## DATA SECTION

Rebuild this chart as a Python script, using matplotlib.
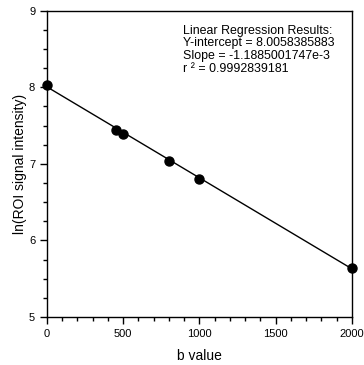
import matplotlib
matplotlib.use("Agg")
import matplotlib.pyplot as plt
import numpy as np
from matplotlib.ticker import MultipleLocator

plt.rcParams['font.family'] = ['Liberation Sans', 'DejaVu Sans']

# data
b_values = [0, 450, 500, 800, 1000, 2000]
ln_signal = [8.03, 7.447, 7.386, 7.04, 6.807, 5.637]

intercept = 8.0058385883
slope = -1.1885001747e-3
r2 = 0.9992839181

fig = plt.figure(figsize=(3.64, 3.65), dpi=100)
ax = fig.add_axes([0.129, 0.1315, 0.838, 0.839])

xfit = np.array([0, 2000])
ax.plot(xfit, intercept + slope * xfit, color='black', lw=1)
ax.plot(b_values, ln_signal, 'o', color='black', markersize=6.5, clip_on=False, zorder=3)

ax.set_xlim(0, 2000)
ax.set_ylim(5, 9)
ax.xaxis.set_major_locator(MultipleLocator(500))
ax.xaxis.set_minor_locator(MultipleLocator(100))
ax.yaxis.set_major_locator(MultipleLocator(1))
ax.yaxis.set_minor_locator(MultipleLocator(0.25))
ax.tick_params(which='both', direction='out', top=False, right=False, labelsize=8, width=1)
ax.tick_params(which='major', length=5)
ax.tick_params(which='minor', length=3)
for s in ax.spines.values():
    s.set_linewidth(1)

ax.set_xlabel('b value', fontsize=10, labelpad=7)
ax.set_ylabel('ln(ROI signal intensity)', fontsize=10, labelpad=1.5)

txt = ("Linear Regression Results:\n"
       "Y-intercept = %.10f\n"
       "Slope = -1.1885001747e-3\n"
       "r \u00b2 = %.10f" % (intercept, r2))
ax.text(0.445, 0.955, txt, transform=ax.transAxes, fontsize=8.9, va='top', ha='left', linespacing=1.1)

fig.savefig('out.png', dpi=100)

## WORK TO BE COMPLETED
Copy nothing but the lines from the top of the material through the line holding "ln_signal = [8.03, 7.447, 7.386, 7.04, 6.807, 5.637]", exactly as written; omit pictures.

## FINISHED TASK
Rebuild this chart as a Python script, using matplotlib.
import matplotlib
matplotlib.use("Agg")
import matplotlib.pyplot as plt
import numpy as np
from matplotlib.ticker import MultipleLocator

plt.rcParams['font.family'] = ['Liberation Sans', 'DejaVu Sans']

# data
b_values = [0, 450, 500, 800, 1000, 2000]
ln_signal = [8.03, 7.447, 7.386, 7.04, 6.807, 5.637]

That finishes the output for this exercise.